DESCRIPTION OF THE TASK: State how many lines in the listing below include the word "seaborn", and add nothing besides the number.

RECORDS FOR THIS TASK:
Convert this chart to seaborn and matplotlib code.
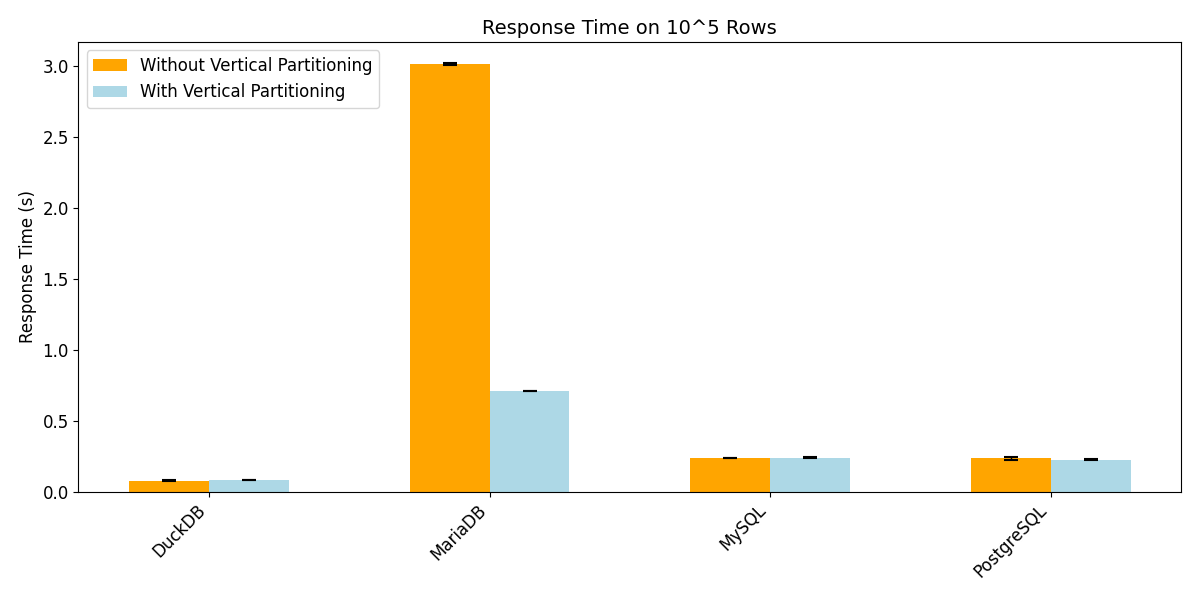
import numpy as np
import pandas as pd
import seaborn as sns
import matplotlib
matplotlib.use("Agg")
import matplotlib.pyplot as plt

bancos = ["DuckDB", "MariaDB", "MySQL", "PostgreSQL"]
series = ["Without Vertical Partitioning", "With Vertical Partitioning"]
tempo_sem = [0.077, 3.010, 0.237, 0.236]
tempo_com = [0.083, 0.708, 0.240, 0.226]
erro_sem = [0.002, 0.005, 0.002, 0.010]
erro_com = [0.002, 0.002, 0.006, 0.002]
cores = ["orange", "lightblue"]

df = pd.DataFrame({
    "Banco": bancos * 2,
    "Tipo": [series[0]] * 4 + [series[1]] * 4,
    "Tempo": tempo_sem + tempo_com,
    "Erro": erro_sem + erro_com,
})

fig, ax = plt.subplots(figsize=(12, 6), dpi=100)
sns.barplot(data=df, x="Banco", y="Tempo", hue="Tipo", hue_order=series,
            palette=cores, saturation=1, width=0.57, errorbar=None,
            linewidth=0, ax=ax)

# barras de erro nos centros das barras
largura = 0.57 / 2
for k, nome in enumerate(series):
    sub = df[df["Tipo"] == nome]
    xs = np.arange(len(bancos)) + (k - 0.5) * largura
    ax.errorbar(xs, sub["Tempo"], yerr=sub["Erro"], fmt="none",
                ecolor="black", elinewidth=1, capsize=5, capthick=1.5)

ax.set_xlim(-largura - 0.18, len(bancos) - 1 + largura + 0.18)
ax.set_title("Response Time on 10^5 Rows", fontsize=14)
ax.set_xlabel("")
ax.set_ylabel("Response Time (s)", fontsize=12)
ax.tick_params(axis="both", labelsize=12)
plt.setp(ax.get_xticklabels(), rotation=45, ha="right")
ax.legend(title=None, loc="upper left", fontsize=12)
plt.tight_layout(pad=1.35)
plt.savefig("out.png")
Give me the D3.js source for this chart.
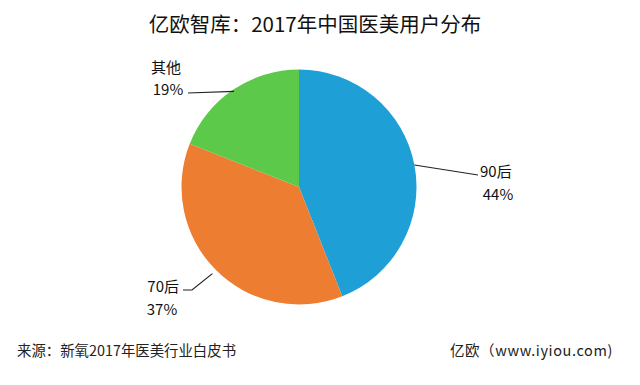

RESPONSE TO THE TASK: 2